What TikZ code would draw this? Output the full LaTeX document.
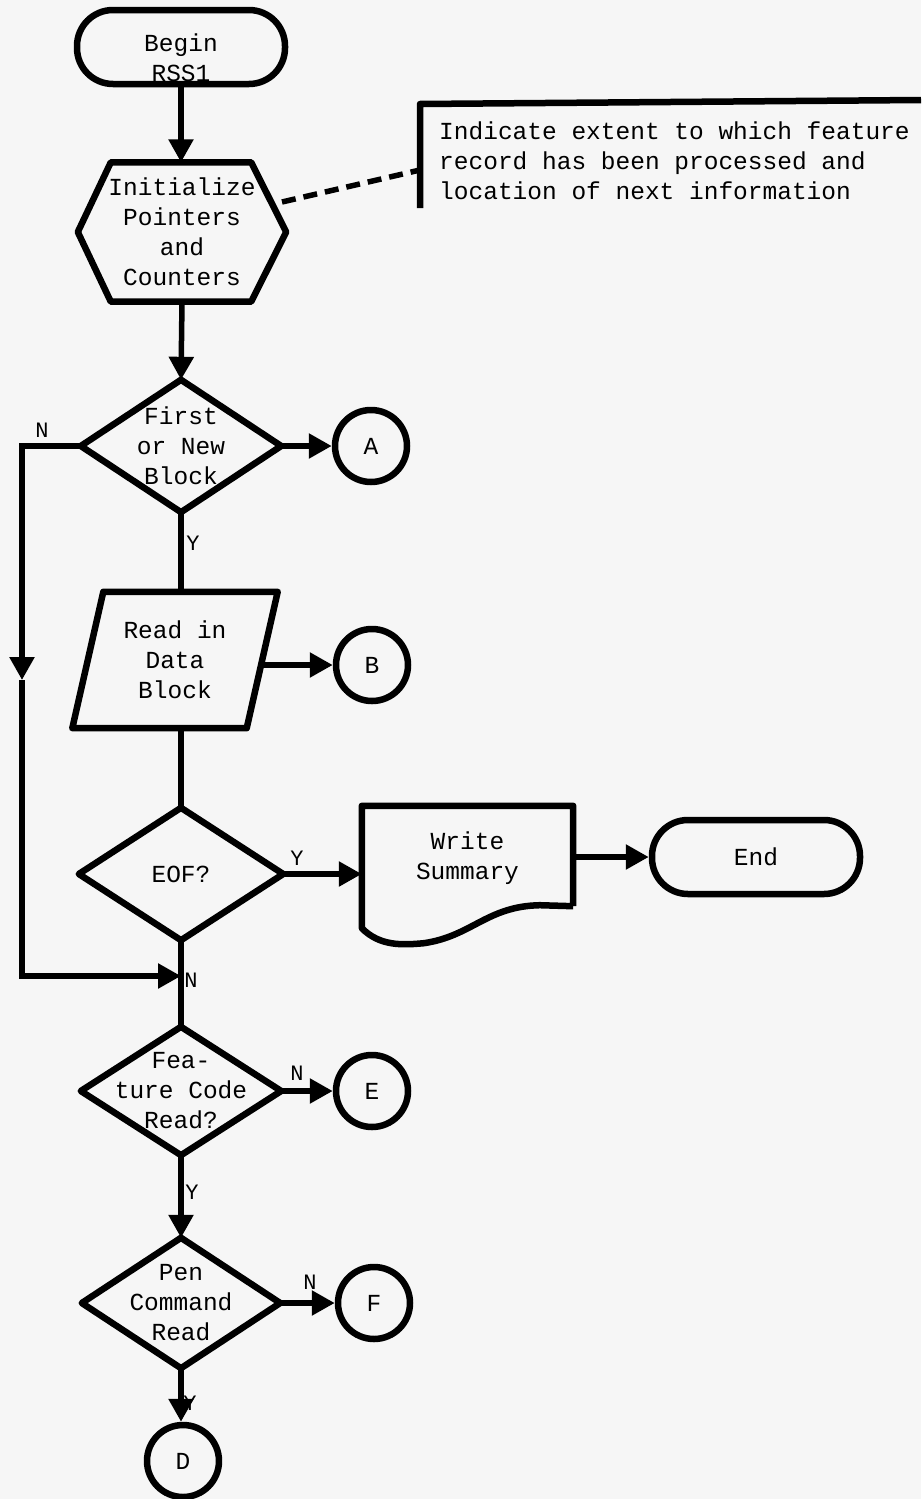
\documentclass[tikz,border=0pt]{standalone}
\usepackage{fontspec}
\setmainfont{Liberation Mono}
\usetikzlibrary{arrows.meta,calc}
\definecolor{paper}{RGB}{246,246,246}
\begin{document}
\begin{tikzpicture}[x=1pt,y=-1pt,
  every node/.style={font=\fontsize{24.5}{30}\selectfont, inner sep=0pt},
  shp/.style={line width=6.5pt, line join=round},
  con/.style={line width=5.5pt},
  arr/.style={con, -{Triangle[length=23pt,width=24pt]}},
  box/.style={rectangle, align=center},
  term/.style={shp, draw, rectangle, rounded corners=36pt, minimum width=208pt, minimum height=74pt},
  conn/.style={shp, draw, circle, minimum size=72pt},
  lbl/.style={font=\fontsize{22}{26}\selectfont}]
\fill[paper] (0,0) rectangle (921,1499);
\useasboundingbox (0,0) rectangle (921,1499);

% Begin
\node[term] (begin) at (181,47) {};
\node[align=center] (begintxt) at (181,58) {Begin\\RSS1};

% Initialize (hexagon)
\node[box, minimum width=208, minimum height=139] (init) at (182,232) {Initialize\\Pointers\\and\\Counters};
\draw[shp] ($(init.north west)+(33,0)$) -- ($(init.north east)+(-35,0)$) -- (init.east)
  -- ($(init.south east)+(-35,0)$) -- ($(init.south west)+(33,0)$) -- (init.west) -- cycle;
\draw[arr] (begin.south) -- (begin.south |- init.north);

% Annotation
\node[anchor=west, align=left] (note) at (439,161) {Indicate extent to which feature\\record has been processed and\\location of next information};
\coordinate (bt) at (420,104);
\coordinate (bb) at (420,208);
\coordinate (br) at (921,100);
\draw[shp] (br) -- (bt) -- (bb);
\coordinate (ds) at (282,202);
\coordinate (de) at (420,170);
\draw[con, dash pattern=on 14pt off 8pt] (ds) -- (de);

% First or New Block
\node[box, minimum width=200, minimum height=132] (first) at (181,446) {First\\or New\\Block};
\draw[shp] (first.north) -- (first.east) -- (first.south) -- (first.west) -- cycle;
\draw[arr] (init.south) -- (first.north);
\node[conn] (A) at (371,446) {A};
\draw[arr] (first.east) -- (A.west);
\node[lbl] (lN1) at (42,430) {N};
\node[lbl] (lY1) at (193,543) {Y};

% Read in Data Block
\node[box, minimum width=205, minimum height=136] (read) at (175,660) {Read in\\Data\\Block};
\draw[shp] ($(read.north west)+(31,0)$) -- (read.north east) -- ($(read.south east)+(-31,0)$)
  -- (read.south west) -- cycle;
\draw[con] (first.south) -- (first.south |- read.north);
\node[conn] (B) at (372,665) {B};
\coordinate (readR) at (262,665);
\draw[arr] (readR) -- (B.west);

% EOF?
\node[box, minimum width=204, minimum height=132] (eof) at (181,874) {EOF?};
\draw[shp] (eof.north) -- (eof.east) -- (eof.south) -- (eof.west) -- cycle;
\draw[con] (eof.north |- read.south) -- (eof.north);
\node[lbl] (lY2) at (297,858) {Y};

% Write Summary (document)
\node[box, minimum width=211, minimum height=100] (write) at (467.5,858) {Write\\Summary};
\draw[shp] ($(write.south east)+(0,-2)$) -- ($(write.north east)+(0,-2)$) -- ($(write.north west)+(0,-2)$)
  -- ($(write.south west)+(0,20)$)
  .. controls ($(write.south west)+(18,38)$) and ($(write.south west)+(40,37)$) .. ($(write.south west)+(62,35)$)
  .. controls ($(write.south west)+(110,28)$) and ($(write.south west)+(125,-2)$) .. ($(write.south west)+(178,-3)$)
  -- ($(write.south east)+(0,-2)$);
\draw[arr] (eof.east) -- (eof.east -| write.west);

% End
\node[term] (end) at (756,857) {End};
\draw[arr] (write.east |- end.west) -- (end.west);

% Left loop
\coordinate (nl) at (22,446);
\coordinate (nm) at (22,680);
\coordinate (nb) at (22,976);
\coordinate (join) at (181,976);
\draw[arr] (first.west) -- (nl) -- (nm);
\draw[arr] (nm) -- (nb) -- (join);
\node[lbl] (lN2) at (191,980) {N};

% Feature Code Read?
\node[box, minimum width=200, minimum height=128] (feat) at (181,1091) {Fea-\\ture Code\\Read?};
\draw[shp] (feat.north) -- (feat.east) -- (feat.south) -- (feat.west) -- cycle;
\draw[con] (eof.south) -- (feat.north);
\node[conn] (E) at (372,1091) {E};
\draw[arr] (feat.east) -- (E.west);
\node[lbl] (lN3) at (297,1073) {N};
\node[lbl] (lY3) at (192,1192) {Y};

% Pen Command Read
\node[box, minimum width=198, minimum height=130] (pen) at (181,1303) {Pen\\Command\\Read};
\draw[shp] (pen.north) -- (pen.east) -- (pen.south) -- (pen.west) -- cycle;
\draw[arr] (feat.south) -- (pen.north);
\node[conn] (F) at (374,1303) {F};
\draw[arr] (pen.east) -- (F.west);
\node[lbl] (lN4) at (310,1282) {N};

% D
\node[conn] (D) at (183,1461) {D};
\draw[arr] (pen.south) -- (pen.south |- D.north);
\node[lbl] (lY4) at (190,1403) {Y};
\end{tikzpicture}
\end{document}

———

Print the complete listing exactly as it stands, without its pictures.

What TikZ code would draw this? Output the full LaTeX document.
\documentclass[tikz,border=0pt]{standalone}
\usepackage{fontspec}
\setmainfont{Liberation Mono}
\usetikzlibrary{arrows.meta,calc}
\definecolor{paper}{RGB}{246,246,246}
\begin{document}
\begin{tikzpicture}[x=1pt,y=-1pt,
  every node/.style={font=\fontsize{24.5}{30}\selectfont, inner sep=0pt},
  shp/.style={line width=6.5pt, line join=round},
  con/.style={line width=5.5pt},
  arr/.style={con, -{Triangle[length=23pt,width=24pt]}},
  box/.style={rectangle, align=center},
  term/.style={shp, draw, rectangle, rounded corners=36pt, minimum width=208pt, minimum height=74pt},
  conn/.style={shp, draw, circle, minimum size=72pt},
  lbl/.style={font=\fontsize{22}{26}\selectfont}]
\fill[paper] (0,0) rectangle (921,1499);
\useasboundingbox (0,0) rectangle (921,1499);

% Begin
\node[term] (begin) at (181,47) {};
\node[align=center] (begintxt) at (181,58) {Begin\\RSS1};

% Initialize (hexagon)
\node[box, minimum width=208, minimum height=139] (init) at (182,232) {Initialize\\Pointers\\and\\Counters};
\draw[shp] ($(init.north west)+(33,0)$) -- ($(init.north east)+(-35,0)$) -- (init.east)
  -- ($(init.south east)+(-35,0)$) -- ($(init.south west)+(33,0)$) -- (init.west) -- cycle;
\draw[arr] (begin.south) -- (begin.south |- init.north);

% Annotation
\node[anchor=west, align=left] (note) at (439,161) {Indicate extent to which feature\\record has been processed and\\location of next information};
\coordinate (bt) at (420,104);
\coordinate (bb) at (420,208);
\coordinate (br) at (921,100);
\draw[shp] (br) -- (bt) -- (bb);
\coordinate (ds) at (282,202);
\coordinate (de) at (420,170);
\draw[con, dash pattern=on 14pt off 8pt] (ds) -- (de);

% First or New Block
\node[box, minimum width=200, minimum height=132] (first) at (181,446) {First\\or New\\Block};
\draw[shp] (first.north) -- (first.east) -- (first.south) -- (first.west) -- cycle;
\draw[arr] (init.south) -- (first.north);
\node[conn] (A) at (371,446) {A};
\draw[arr] (first.east) -- (A.west);
\node[lbl] (lN1) at (42,430) {N};
\node[lbl] (lY1) at (193,543) {Y};

% Read in Data Block
\node[box, minimum width=205, minimum height=136] (read) at (175,660) {Read in\\Data\\Block};
\draw[shp] ($(read.north west)+(31,0)$) -- (read.north east) -- ($(read.south east)+(-31,0)$)
  -- (read.south west) -- cycle;
\draw[con] (first.south) -- (first.south |- read.north);
\node[conn] (B) at (372,665) {B};
\coordinate (readR) at (262,665);
\draw[arr] (readR) -- (B.west);

% EOF?
\node[box, minimum width=204, minimum height=132] (eof) at (181,874) {EOF?};
\draw[shp] (eof.north) -- (eof.east) -- (eof.south) -- (eof.west) -- cycle;
\draw[con] (eof.north |- read.south) -- (eof.north);
\node[lbl] (lY2) at (297,858) {Y};

% Write Summary (document)
\node[box, minimum width=211, minimum height=100] (write) at (467.5,858) {Write\\Summary};
\draw[shp] ($(write.south east)+(0,-2)$) -- ($(write.north east)+(0,-2)$) -- ($(write.north west)+(0,-2)$)
  -- ($(write.south west)+(0,20)$)
  .. controls ($(write.south west)+(18,38)$) and ($(write.south west)+(40,37)$) .. ($(write.south west)+(62,35)$)
  .. controls ($(write.south west)+(110,28)$) and ($(write.south west)+(125,-2)$) .. ($(write.south west)+(178,-3)$)
  -- ($(write.south east)+(0,-2)$);
\draw[arr] (eof.east) -- (eof.east -| write.west);

% End
\node[term] (end) at (756,857) {End};
\draw[arr] (write.east |- end.west) -- (end.west);

% Left loop
\coordinate (nl) at (22,446);
\coordinate (nm) at (22,680);
\coordinate (nb) at (22,976);
\coordinate (join) at (181,976);
\draw[arr] (first.west) -- (nl) -- (nm);
\draw[arr] (nm) -- (nb) -- (join);
\node[lbl] (lN2) at (191,980) {N};

% Feature Code Read?
\node[box, minimum width=200, minimum height=128] (feat) at (181,1091) {Fea-\\ture Code\\Read?};
\draw[shp] (feat.north) -- (feat.east) -- (feat.south) -- (feat.west) -- cycle;
\draw[con] (eof.south) -- (feat.north);
\node[conn] (E) at (372,1091) {E};
\draw[arr] (feat.east) -- (E.west);
\node[lbl] (lN3) at (297,1073) {N};
\node[lbl] (lY3) at (192,1192) {Y};

% Pen Command Read
\node[box, minimum width=198, minimum height=130] (pen) at (181,1303) {Pen\\Command\\Read};
\draw[shp] (pen.north) -- (pen.east) -- (pen.south) -- (pen.west) -- cycle;
\draw[arr] (feat.south) -- (pen.north);
\node[conn] (F) at (374,1303) {F};
\draw[arr] (pen.east) -- (F.west);
\node[lbl] (lN4) at (310,1282) {N};

% D
\node[conn] (D) at (183,1461) {D};
\draw[arr] (pen.south) -- (pen.south |- D.north);
\node[lbl] (lY4) at (190,1403) {Y};
\end{tikzpicture}
\end{document}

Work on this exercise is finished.